Moses Ogwal Goli, Director Private Sector Development, while presenting private sector’s response to the budget read last week that there were over 200 new ICT innovations that might not be operationalized due to the taxes.

Ogwal said, during a private sector post budget luncheon that was held on June 18 at the UMA Conference Hall in Lugogo Kampala.

“The new mobile tax is levied on airtime, data, tax income for operators, the sender, the receiver, paying bills and all that. This is like double taxation and will in the end discourage ICT innovation,” he said, urging the government to drop what he referred to as operational taxes.

PSFU’s Executive Director, Gideon Bandagawa said that although the budget had tried to address some of the challenges facing the private sector in the country, much still remains to be done for the sector to make profits so that the government can tax.

He said that much as government was to recapitalise the Uganda Development Bank (UDB), more money was needed to be put in the bank. “The private sector needs over Shs 6trillion in the six major sectors,” he said.

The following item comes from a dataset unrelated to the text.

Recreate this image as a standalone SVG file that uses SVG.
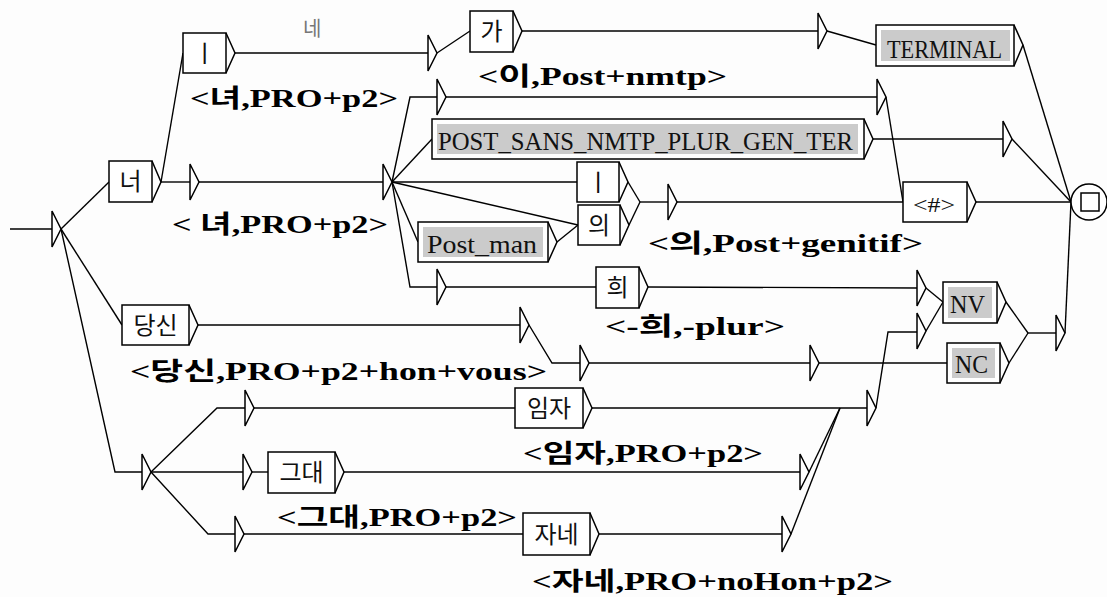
<svg xmlns="http://www.w3.org/2000/svg" width="1107" height="597" viewBox="0 0 1107 597">
<style>
.box{fill:#fff;stroke:#000;stroke-width:1.5}
.gray{fill:#cbcbcb;stroke:none}
.chev{fill:none;stroke:#000;stroke-width:1.5}
.tri{fill:#fff;stroke:#000;stroke-width:1.5}
.ln{fill:none;stroke:#000;stroke-width:1.4}
.kt{font-family:"Noto Sans CJK KR",sans-serif;font-size:24px;text-anchor:middle;fill:#111}
.lt{font-family:"Liberation Serif","Noto Sans CJK KR",serif;font-size:26px;fill:#111}
.out{font-family:"Liberation Serif","Noto Sans CJK KR",serif;font-weight:bold;font-size:25px;fill:#000}
.cmt{font-family:"Noto Sans CJK KR",sans-serif;font-size:20px;fill:#777}
</style>
<rect x="0" y="0" width="1107" height="597" fill="#fdfdfd"/>
<g id="connectors">
<polyline class="ln" points="10,229 52,229"/>
<polyline class="ln" points="61,229 109,182"/>
<polyline class="ln" points="61,229 122,325"/>
<polyline class="ln" points="61,229 115,472 142,472"/>
<polyline class="ln" points="161,182 183,53"/>
<polyline class="ln" points="161,182 190,182"/>
<polyline class="ln" points="235,53 428,53"/>
<polyline class="ln" points="437,53 470,31"/>
<polyline class="ln" points="522,31 818,31"/>
<polyline class="ln" points="827,31 876,45"/>
<polyline class="ln" points="1023,45 1071,202"/>
<polyline class="ln" points="199,182 383,182"/>
<polyline class="ln" points="392,182 410,97 437,97"/>
<polyline class="ln" points="392,182 432,139"/>
<polyline class="ln" points="392,182 577,182"/>
<polyline class="ln" points="392,182 578,225"/>
<polyline class="ln" points="392,182 418,242"/>
<polyline class="ln" points="392,182 410,287 437,287"/>
<polyline class="ln" points="446,97 877,97"/>
<polyline class="ln" points="886,97 903,202"/>
<polyline class="ln" points="873,139 1003,139"/>
<polyline class="ln" points="1012,139 1071,202"/>
<polyline class="ln" points="628,182 640,202"/>
<polyline class="ln" points="629,225 640,202"/>
<polyline class="ln" points="640,202 668,202"/>
<polyline class="ln" points="557,242 578,225"/>
<polyline class="ln" points="677,202 903,202"/>
<polyline class="ln" points="976,202 1071,202"/>
<polyline class="ln" points="446,287 596,287"/>
<polyline class="ln" points="648,287 917,288"/>
<polyline class="ln" points="926,288 943,302"/>
<polyline class="ln" points="926,331 943,302"/>
<polyline class="ln" points="1006,302 1028,333"/>
<polyline class="ln" points="1009,363 1028,333"/>
<polyline class="ln" points="1028,333 1056,333"/>
<polyline class="ln" points="1065,333 1071,202"/>
<polyline class="ln" points="198,325 520,325"/>
<polyline class="ln" points="529,325 552,363 580,363"/>
<polyline class="ln" points="589,363 810,363"/>
<polyline class="ln" points="819,363 947,363"/>
<polyline class="ln" points="151,472 217,408 245,408"/>
<polyline class="ln" points="151,472 243,472"/>
<polyline class="ln" points="151,472 208,534 235,534"/>
<polyline class="ln" points="254,408 515,408"/>
<polyline class="ln" points="592,408 867,408"/>
<polyline class="ln" points="876,408 888,332 917,332"/>
<polyline class="ln" points="252,472 268,472"/>
<polyline class="ln" points="344,472 800,472"/>
<polyline class="ln" points="809,472 840,408"/>
<polyline class="ln" points="244,534 523,534"/>
<polyline class="ln" points="599,534 782,534"/>
<polyline class="ln" points="791,534 840,408"/>
</g>
<g id="comment-ne"><text class="cmt" x="303" y="36">네</text></g>
<g id="init"><polygon class="tri" points="52,211 61,229 52,247"/></g>
<g id="e-a"><polygon class="tri" points="190,164 199,182 190,200"/><text class="out" x="172" y="233" textLength="216" lengthAdjust="spacingAndGlyphs">&lt; 녀,PRO+p2&gt;</text></g>
<g id="e-hub"><polygon class="tri" points="383,164 392,182 383,200"/></g>
<g id="e-top1"><polygon class="tri" points="428,35 437,53 428,71"/></g>
<g id="e-term"><polygon class="tri" points="818,13 827,31 818,49"/></g>
<g id="e-b"><polygon class="tri" points="437,79 446,97 437,115"/></g>
<g id="e-c"><polygon class="tri" points="877,79 886,97 877,115"/></g>
<g id="e-post"><polygon class="tri" points="1003,121 1012,139 1003,157"/></g>
<g id="e-gen"><polygon class="tri" points="668,184 677,202 668,220"/><text class="out" x="648" y="252" textLength="275" lengthAdjust="spacingAndGlyphs">&lt;의,Post+genitif&gt;</text></g>
<g id="e-hui1"><polygon class="tri" points="437,269 446,287 437,305"/></g>
<g id="e-hui2"><polygon class="tri" points="917,270 926,288 917,306"/></g>
<g id="e-nv2"><polygon class="tri" points="917,313 926,331 917,349"/></g>
<g id="e-fin"><polygon class="tri" points="1056,315 1065,333 1056,351"/></g>
<g id="e-ds1"><polygon class="tri" points="520,307 529,325 520,343"/></g>
<g id="e-ds2"><polygon class="tri" points="580,345 589,363 580,381"/></g>
<g id="e-ds3"><polygon class="tri" points="810,345 819,363 810,381"/></g>
<g id="e-low"><polygon class="tri" points="142,454 151,472 142,490"/></g>
<g id="e-imja1"><polygon class="tri" points="245,390 254,408 245,426"/></g>
<g id="e-imja2"><polygon class="tri" points="867,390 876,408 867,426"/></g>
<g id="e-gd1"><polygon class="tri" points="243,454 252,472 243,490"/></g>
<g id="e-gd2"><polygon class="tri" points="800,454 809,472 800,490"/></g>
<g id="e-jn1"><polygon class="tri" points="235,516 244,534 235,552"/></g>
<g id="e-jn2"><polygon class="tri" points="782,516 791,534 782,552"/></g>
<g id="n-i1"><rect class="box" x="183" y="33" width="43" height="40"/><polyline class="chev" points="226,33 235,53 226,73"/><text class="kt" x="204.5" y="62">ㅣ</text><text class="out" x="190" y="107" textLength="208" lengthAdjust="spacingAndGlyphs">&lt;녀,PRO+p2&gt;</text></g>
<g id="n-ga"><rect class="box" x="470" y="11" width="43" height="41"/><polyline class="chev" points="513,11 522,31 513,52"/><text class="kt" x="491.5" y="40">가</text><text class="out" x="478" y="85" textLength="249" lengthAdjust="spacingAndGlyphs">&lt;이,Post+nmtp&gt;</text></g>
<g id="n-terminal"><rect class="box" x="876" y="25" width="138" height="41"/><rect class="gray" x="881" y="30" width="129" height="31"/><polyline class="chev" points="1014,25 1023,45 1014,66"/><text class="lt" x="887" y="58" textLength="115" lengthAdjust="spacingAndGlyphs">TERMINAL</text></g>
<g id="n-neo"><rect class="box" x="109" y="161" width="43" height="41"/><polyline class="chev" points="152,161 161,182 152,202"/><text class="kt" x="130.5" y="190">너</text></g>
<g id="n-post"><rect class="box" x="432" y="119" width="432" height="40"/><rect class="gray" x="437" y="124" width="421" height="30"/><polyline class="chev" points="864,119 873,139 864,159"/><text class="lt" x="438" y="150" textLength="415" lengthAdjust="spacingAndGlyphs">POST_SANS_NMTP_PLUR_GEN_TER</text></g>
<g id="n-i2"><rect class="box" x="577" y="162" width="42" height="40"/><polyline class="chev" points="619,162 628,182 619,202"/><text class="kt" x="598" y="191">ㅣ</text></g>
<g id="n-ui"><rect class="box" x="578" y="205" width="42" height="40"/><polyline class="chev" points="620,205 629,225 620,245"/><text class="kt" x="599" y="234">의</text></g>
<g id="n-postman"><rect class="box" x="418" y="222" width="130" height="40"/><rect class="gray" x="423" y="227" width="120" height="30"/><polyline class="chev" points="548,222 557,242 548,262"/><text class="lt" x="427" y="253" textLength="110" lengthAdjust="spacingAndGlyphs">Post_man</text></g>
<g id="n-sharp"><rect class="box" x="903" y="182" width="64" height="40"/><polyline class="chev" points="967,182 976,202 967,222"/><text class="lt" x="913" y="212" style="font-size:22px" textLength="42" lengthAdjust="spacingAndGlyphs">&lt;#&gt;</text></g>
<g id="n-hui"><rect class="box" x="596" y="267" width="43" height="41"/><polyline class="chev" points="639,267 648,287 639,308"/><text class="kt" x="617.5" y="296">희</text><text class="out" x="605" y="335" textLength="180" lengthAdjust="spacingAndGlyphs">&lt;-희,-plur&gt;</text></g>
<g id="n-dangsin"><rect class="box" x="122" y="305" width="67" height="40"/><polyline class="chev" points="189,305 198,325 189,345"/><text class="kt" x="155.5" y="334">당신</text><text class="out" x="130" y="380" textLength="417" lengthAdjust="spacingAndGlyphs">&lt;당신,PRO+p2+hon+vous&gt;</text></g>
<g id="n-nv"><rect class="box" x="943" y="282" width="54" height="41"/><rect class="gray" x="948" y="287" width="44" height="31"/><polyline class="chev" points="997,282 1006,302 997,323"/><text class="lt" x="950" y="313" textLength="35" lengthAdjust="spacingAndGlyphs">NV</text></g>
<g id="n-nc"><rect class="box" x="947" y="343" width="53" height="40"/><rect class="gray" x="952" y="348" width="43" height="30"/><polyline class="chev" points="1000,343 1009,363 1000,383"/><text class="lt" x="955" y="373" textLength="33" lengthAdjust="spacingAndGlyphs">NC</text></g>
<g id="n-imja"><rect class="box" x="515" y="388" width="68" height="40"/><polyline class="chev" points="583,388 592,408 583,428"/><text class="kt" x="549" y="417">임자</text><text class="out" x="523" y="462" textLength="240" lengthAdjust="spacingAndGlyphs">&lt;임자,PRO+p2&gt;</text></g>
<g id="n-geudae"><rect class="box" x="268" y="452" width="67" height="41"/><polyline class="chev" points="335,452 344,472 335,493"/><text class="kt" x="301.5" y="481">그대</text><text class="out" x="277" y="526" textLength="240" lengthAdjust="spacingAndGlyphs">&lt;그대,PRO+p2&gt;</text></g>
<g id="n-jane"><rect class="box" x="523" y="513" width="67" height="42"/><polyline class="chev" points="590,513 599,534 590,555"/><text class="kt" x="556.5" y="543">자네</text><text class="out" x="532" y="590" textLength="361" lengthAdjust="spacingAndGlyphs">&lt;자네,PRO+noHon+p2&gt;</text></g>
<g id="final"><circle cx="1089" cy="202" r="18" fill="#fff" stroke="#000" stroke-width="1.5"/><rect x="1081" y="193" width="18" height="18" fill="none" stroke="#000" stroke-width="1.5"/></g>
</svg>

The private sector players also want government to review the structure of the UDB to be able to attract more private capital, such as amending the National Social Security Fund (NSSF) Act to enable it participate in the UDB recapitalization but also strengthen micro finance centers to be able to give credit to the private sector.

They further want government to implement the national agriculture finance policy, fully implement the subsidized agriculture insurance program as a way of commercializing the agricultural sector and reduce the 68.9 percent farmers that are still engaged in subsistence farming.

Albert Beine, the Managing Director, Global Taxation Service Limited, while making a tax analysis of the budget, said that the private sector would be very important in helping taxes the Uganda Revenue Authority to achieve the Shs 16.4 trillion that it is targeted in the 2018/19 financial year.